Approximants are the most sonorant class of consonants. They share many characteristics of vowels including characteristic formant patterns.
Figure 42: Spectrogram of /l/. Click anywhere on the image to hear the sound.
/l/ is a lateral approximant which means that it consists of two parallel resonance chambers either side of the tongue as well as a side chamber under the tongue that generate antiresonances that can attenuate some formants. In this spectrogram we can see that F1 and F4 are quite strong but that F2 and F3 are significantly attenuated. This attenuation is due to antiresonances at about 750, 2000 and 3000 Hz (see figure 43, below).
Figure 43: FFT/LPC spectrum of /l/. Click anywhere on the image to hear the sound.
In this spectrum we can clearly see antiresonances at 750 Hz, 2000 Hz and from 2800 to 3300 Hz. These antiresonances have affected the intensity of F2 and F3 and might have also affected their apparent frequency.
Figure 44: Spectrogram of /r/. Click anywhere on the image to hear the sound.
/r/ has a spectrum that is strongly weighted to the low frequency region. An /r/ can often be identified in a spectrogram by its characteristic steep F3 transition into the following vowel. F4 also has the steep transition curve, but to a lesser extent than F3. As the first three formants are compressed down into the lower frequency range, the higher formants are not visible in this spectrogram.
Figure 45: FFT/LPC spectrum of /r/. Click anywhere on the image to hear the sound.
In this /r/ spectrum we can see that the lower three formants have coalesced to form a low frequency feature with a peak at about 200 Hz and a slope down to the noise floor of this spectrogram.
Figure 46: Spectrogram of /w/. Click anywhere on the image to hear the sound.
/w/ has a similar, but more constricted, articulation to a cardinal 8 vowel.

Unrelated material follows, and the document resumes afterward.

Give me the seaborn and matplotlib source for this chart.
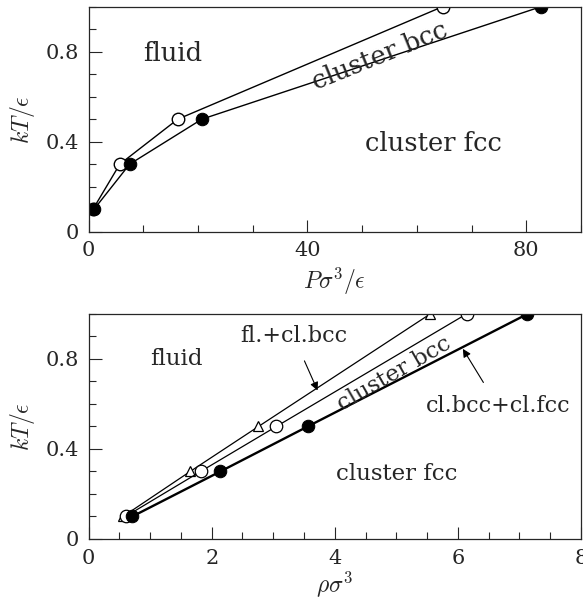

That is, its similar to a constricted high back rounded vowel. Such vowels have, for a male speaker, an F1 of about 200 Hz and an F2 of about 800 Hz. The transitions in this spectrogram suggest that this is the case for this /w/ token. The other formants are not evident in this spectrogram and this is not unusual in spectra where F1 and F2 are both very low and close together.
Figure 47: FFT/LPC spectrum of /w/. Click anywhere on the image to hear the sound.
Here we can see an F1 at about 200 Hz and a possible, much weaker, F2 at about 800 hz. Note, however, that there is an antiresonance at about 600 hz that may have partially cancelled out F2.
Figure 48: Spectrogram of /j/. Click anywhere on the image to hear the sound.
/j/ is similar to, but more constricted than, the vowel [i]. In this spectrogram we can see a low frequency F1 similar to that of an [i] vowel. There is an F2 at about 2200 Hz. The F3 transition suggests an F3 at about 2600 Hz (but this is very weak). Finally, there is a strong F4 at about 3500 Hz.
Figure 49: FFT/LPC spectrum of /j/. Click anywhere on the image to hear the sound.
This confirms the analysis of the spectrogram in figure 48. Additionally it seems evident that there may be an antiresonance at about 2800 Hz which would be responsible for canceling out F3.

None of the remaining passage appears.